### Task brief
Every line of the listing must be reproduced as it stands. Leave the images behind.

### Provided material
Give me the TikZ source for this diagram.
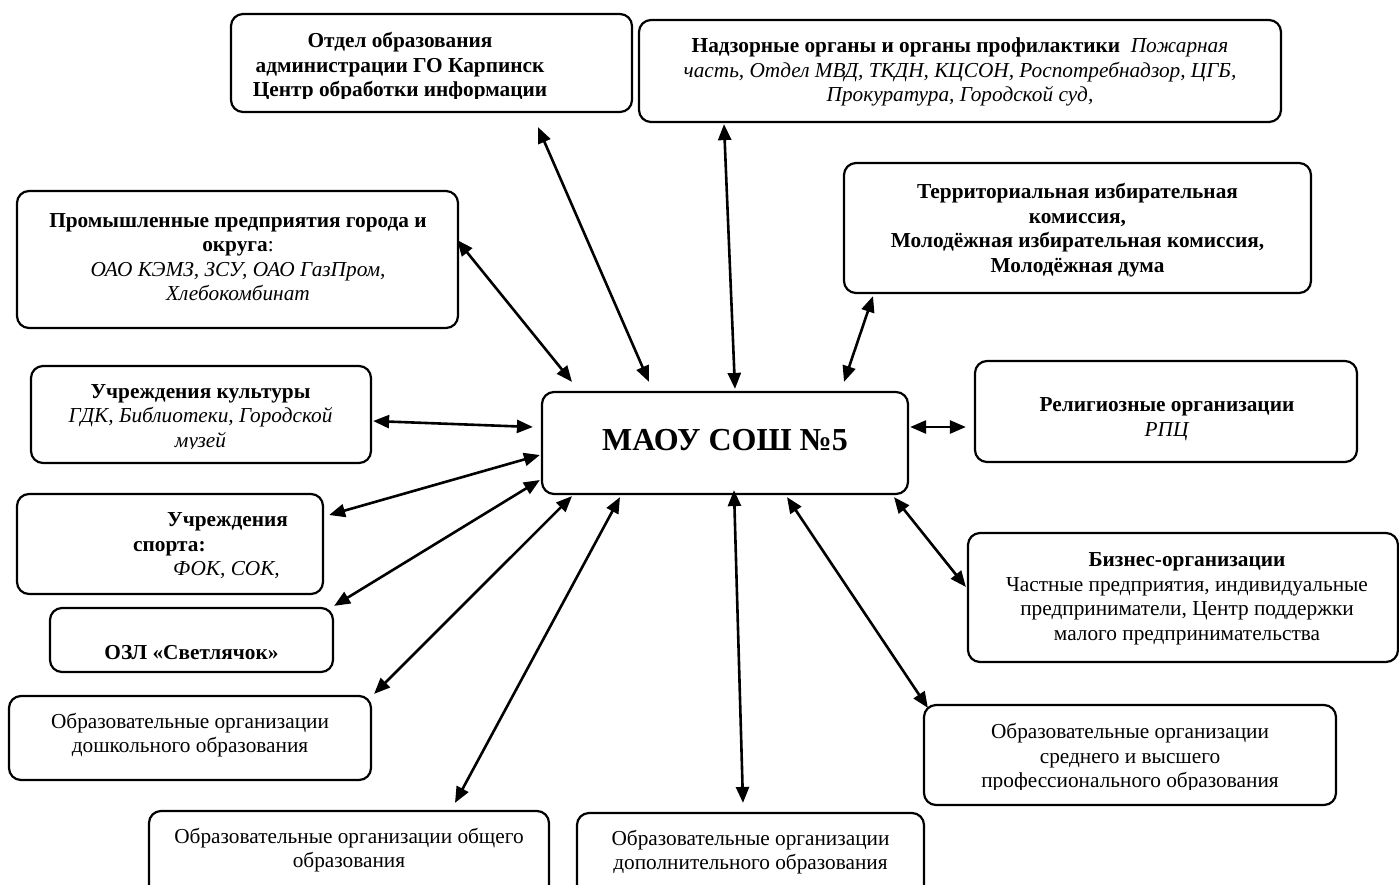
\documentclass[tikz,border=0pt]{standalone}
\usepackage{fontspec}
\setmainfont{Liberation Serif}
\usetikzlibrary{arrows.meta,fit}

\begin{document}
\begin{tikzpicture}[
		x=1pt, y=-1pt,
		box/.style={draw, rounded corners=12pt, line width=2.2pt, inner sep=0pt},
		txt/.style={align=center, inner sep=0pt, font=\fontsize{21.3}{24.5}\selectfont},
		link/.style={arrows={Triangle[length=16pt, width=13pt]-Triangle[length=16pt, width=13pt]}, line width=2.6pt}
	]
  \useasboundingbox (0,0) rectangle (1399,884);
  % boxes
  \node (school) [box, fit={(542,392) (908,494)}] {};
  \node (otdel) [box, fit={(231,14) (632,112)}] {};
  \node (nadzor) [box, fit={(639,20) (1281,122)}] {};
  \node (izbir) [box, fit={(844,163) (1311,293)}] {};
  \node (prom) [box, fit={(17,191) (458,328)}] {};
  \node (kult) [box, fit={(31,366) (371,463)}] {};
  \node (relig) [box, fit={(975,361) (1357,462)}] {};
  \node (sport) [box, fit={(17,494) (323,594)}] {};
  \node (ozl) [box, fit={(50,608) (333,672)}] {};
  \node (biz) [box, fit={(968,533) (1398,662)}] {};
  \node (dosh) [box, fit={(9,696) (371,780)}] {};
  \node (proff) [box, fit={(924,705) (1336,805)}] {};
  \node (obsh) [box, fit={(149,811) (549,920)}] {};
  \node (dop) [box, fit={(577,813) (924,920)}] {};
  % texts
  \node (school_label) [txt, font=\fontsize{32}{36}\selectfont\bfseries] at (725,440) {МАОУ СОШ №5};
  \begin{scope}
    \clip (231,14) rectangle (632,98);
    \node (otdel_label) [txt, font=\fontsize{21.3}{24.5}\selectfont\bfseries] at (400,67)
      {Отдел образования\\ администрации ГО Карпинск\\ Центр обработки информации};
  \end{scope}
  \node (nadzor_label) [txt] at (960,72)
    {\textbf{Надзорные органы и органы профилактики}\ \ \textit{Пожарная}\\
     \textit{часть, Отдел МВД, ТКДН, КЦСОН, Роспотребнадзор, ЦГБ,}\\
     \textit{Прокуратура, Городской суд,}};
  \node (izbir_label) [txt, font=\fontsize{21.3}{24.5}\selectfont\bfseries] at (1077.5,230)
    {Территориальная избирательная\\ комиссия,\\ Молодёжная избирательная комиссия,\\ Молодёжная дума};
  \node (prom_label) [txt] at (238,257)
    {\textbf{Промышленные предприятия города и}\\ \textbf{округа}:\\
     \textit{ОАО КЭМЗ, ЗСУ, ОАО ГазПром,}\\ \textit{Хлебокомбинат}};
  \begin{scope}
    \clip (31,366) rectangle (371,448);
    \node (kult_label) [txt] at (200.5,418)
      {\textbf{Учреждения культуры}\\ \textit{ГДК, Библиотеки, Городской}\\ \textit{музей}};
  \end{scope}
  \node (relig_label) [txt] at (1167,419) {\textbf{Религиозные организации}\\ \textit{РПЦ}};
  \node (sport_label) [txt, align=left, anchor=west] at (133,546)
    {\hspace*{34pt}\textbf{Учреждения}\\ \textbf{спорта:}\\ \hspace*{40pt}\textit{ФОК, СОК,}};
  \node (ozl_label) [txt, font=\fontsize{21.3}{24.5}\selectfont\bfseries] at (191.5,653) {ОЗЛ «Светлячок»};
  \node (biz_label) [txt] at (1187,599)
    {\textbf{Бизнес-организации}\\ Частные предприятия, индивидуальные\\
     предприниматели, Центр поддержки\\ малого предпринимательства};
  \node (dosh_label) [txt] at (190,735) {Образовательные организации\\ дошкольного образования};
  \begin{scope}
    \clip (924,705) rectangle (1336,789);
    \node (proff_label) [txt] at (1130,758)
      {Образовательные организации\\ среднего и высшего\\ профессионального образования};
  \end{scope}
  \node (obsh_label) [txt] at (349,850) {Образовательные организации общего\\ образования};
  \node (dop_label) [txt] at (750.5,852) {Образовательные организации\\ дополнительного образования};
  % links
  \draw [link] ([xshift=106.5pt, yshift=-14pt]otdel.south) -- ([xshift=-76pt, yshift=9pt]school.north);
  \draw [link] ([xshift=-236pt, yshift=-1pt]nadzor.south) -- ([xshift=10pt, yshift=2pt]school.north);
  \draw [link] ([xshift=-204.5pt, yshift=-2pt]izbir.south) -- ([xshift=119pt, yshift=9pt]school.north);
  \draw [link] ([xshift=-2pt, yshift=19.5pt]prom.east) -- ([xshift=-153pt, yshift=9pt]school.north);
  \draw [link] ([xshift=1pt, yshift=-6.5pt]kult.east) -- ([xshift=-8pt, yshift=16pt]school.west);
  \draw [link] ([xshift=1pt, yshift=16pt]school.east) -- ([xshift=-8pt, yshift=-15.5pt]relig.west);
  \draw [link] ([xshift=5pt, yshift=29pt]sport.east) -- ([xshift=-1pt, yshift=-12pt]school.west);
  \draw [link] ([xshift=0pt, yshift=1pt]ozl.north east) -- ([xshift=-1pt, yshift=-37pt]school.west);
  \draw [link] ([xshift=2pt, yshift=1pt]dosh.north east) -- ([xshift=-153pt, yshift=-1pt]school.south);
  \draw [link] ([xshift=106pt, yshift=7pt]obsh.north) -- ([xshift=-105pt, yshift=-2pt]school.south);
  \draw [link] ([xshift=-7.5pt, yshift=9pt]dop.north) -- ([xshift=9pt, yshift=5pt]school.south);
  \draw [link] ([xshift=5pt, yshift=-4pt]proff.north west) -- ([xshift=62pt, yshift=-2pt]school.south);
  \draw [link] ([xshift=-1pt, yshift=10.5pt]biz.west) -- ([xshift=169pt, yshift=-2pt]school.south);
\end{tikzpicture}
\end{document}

### Task answer
Give me the TikZ source for this diagram.
\documentclass[tikz,border=0pt]{standalone}
\usepackage{fontspec}
\setmainfont{Liberation Serif}
\usetikzlibrary{arrows.meta,fit}

\begin{document}
\begin{tikzpicture}[
		x=1pt, y=-1pt,
		box/.style={draw, rounded corners=12pt, line width=2.2pt, inner sep=0pt},
		txt/.style={align=center, inner sep=0pt, font=\fontsize{21.3}{24.5}\selectfont},
		link/.style={arrows={Triangle[length=16pt, width=13pt]-Triangle[length=16pt, width=13pt]}, line width=2.6pt}
	]
  \useasboundingbox (0,0) rectangle (1399,884);
  % boxes
  \node (school) [box, fit={(542,392) (908,494)}] {};
  \node (otdel) [box, fit={(231,14) (632,112)}] {};
  \node (nadzor) [box, fit={(639,20) (1281,122)}] {};
  \node (izbir) [box, fit={(844,163) (1311,293)}] {};
  \node (prom) [box, fit={(17,191) (458,328)}] {};
  \node (kult) [box, fit={(31,366) (371,463)}] {};
  \node (relig) [box, fit={(975,361) (1357,462)}] {};
  \node (sport) [box, fit={(17,494) (323,594)}] {};
  \node (ozl) [box, fit={(50,608) (333,672)}] {};
  \node (biz) [box, fit={(968,533) (1398,662)}] {};
  \node (dosh) [box, fit={(9,696) (371,780)}] {};
  \node (proff) [box, fit={(924,705) (1336,805)}] {};
  \node (obsh) [box, fit={(149,811) (549,920)}] {};
  \node (dop) [box, fit={(577,813) (924,920)}] {};
  % texts
  \node (school_label) [txt, font=\fontsize{32}{36}\selectfont\bfseries] at (725,440) {МАОУ СОШ №5};
  \begin{scope}
    \clip (231,14) rectangle (632,98);
    \node (otdel_label) [txt, font=\fontsize{21.3}{24.5}\selectfont\bfseries] at (400,67)
      {Отдел образования\\ администрации ГО Карпинск\\ Центр обработки информации};
  \end{scope}
  \node (nadzor_label) [txt] at (960,72)
    {\textbf{Надзорные органы и органы профилактики}\ \ \textit{Пожарная}\\
     \textit{часть, Отдел МВД, ТКДН, КЦСОН, Роспотребнадзор, ЦГБ,}\\
     \textit{Прокуратура, Городской суд,}};
  \node (izbir_label) [txt, font=\fontsize{21.3}{24.5}\selectfont\bfseries] at (1077.5,230)
    {Территориальная избирательная\\ комиссия,\\ Молодёжная избирательная комиссия,\\ Молодёжная дума};
  \node (prom_label) [txt] at (238,257)
    {\textbf{Промышленные предприятия города и}\\ \textbf{округа}:\\
     \textit{ОАО КЭМЗ, ЗСУ, ОАО ГазПром,}\\ \textit{Хлебокомбинат}};
  \begin{scope}
    \clip (31,366) rectangle (371,448);
    \node (kult_label) [txt] at (200.5,418)
      {\textbf{Учреждения культуры}\\ \textit{ГДК, Библиотеки, Городской}\\ \textit{музей}};
  \end{scope}
  \node (relig_label) [txt] at (1167,419) {\textbf{Религиозные организации}\\ \textit{РПЦ}};
  \node (sport_label) [txt, align=left, anchor=west] at (133,546)
    {\hspace*{34pt}\textbf{Учреждения}\\ \textbf{спорта:}\\ \hspace*{40pt}\textit{ФОК, СОК,}};
  \node (ozl_label) [txt, font=\fontsize{21.3}{24.5}\selectfont\bfseries] at (191.5,653) {ОЗЛ «Светлячок»};
  \node (biz_label) [txt] at (1187,599)
    {\textbf{Бизнес-организации}\\ Частные предприятия, индивидуальные\\
     предприниматели, Центр поддержки\\ малого предпринимательства};
  \node (dosh_label) [txt] at (190,735) {Образовательные организации\\ дошкольного образования};
  \begin{scope}
    \clip (924,705) rectangle (1336,789);
    \node (proff_label) [txt] at (1130,758)
      {Образовательные организации\\ среднего и высшего\\ профессионального образования};
  \end{scope}
  \node (obsh_label) [txt] at (349,850) {Образовательные организации общего\\ образования};
  \node (dop_label) [txt] at (750.5,852) {Образовательные организации\\ дополнительного образования};
  % links
  \draw [link] ([xshift=106.5pt, yshift=-14pt]otdel.south) -- ([xshift=-76pt, yshift=9pt]school.north);
  \draw [link] ([xshift=-236pt, yshift=-1pt]nadzor.south) -- ([xshift=10pt, yshift=2pt]school.north);
  \draw [link] ([xshift=-204.5pt, yshift=-2pt]izbir.south) -- ([xshift=119pt, yshift=9pt]school.north);
  \draw [link] ([xshift=-2pt, yshift=19.5pt]prom.east) -- ([xshift=-153pt, yshift=9pt]school.north);
  \draw [link] ([xshift=1pt, yshift=-6.5pt]kult.east) -- ([xshift=-8pt, yshift=16pt]school.west);
  \draw [link] ([xshift=1pt, yshift=16pt]school.east) -- ([xshift=-8pt, yshift=-15.5pt]relig.west);
  \draw [link] ([xshift=5pt, yshift=29pt]sport.east) -- ([xshift=-1pt, yshift=-12pt]school.west);
  \draw [link] ([xshift=0pt, yshift=1pt]ozl.north east) -- ([xshift=-1pt, yshift=-37pt]school.west);
  \draw [link] ([xshift=2pt, yshift=1pt]dosh.north east) -- ([xshift=-153pt, yshift=-1pt]school.south);
  \draw [link] ([xshift=106pt, yshift=7pt]obsh.north) -- ([xshift=-105pt, yshift=-2pt]school.south);
  \draw [link] ([xshift=-7.5pt, yshift=9pt]dop.north) -- ([xshift=9pt, yshift=5pt]school.south);
  \draw [link] ([xshift=5pt, yshift=-4pt]proff.north west) -- ([xshift=62pt, yshift=-2pt]school.south);
  \draw [link] ([xshift=-1pt, yshift=10.5pt]biz.west) -- ([xshift=169pt, yshift=-2pt]school.south);
\end{tikzpicture}
\end{document}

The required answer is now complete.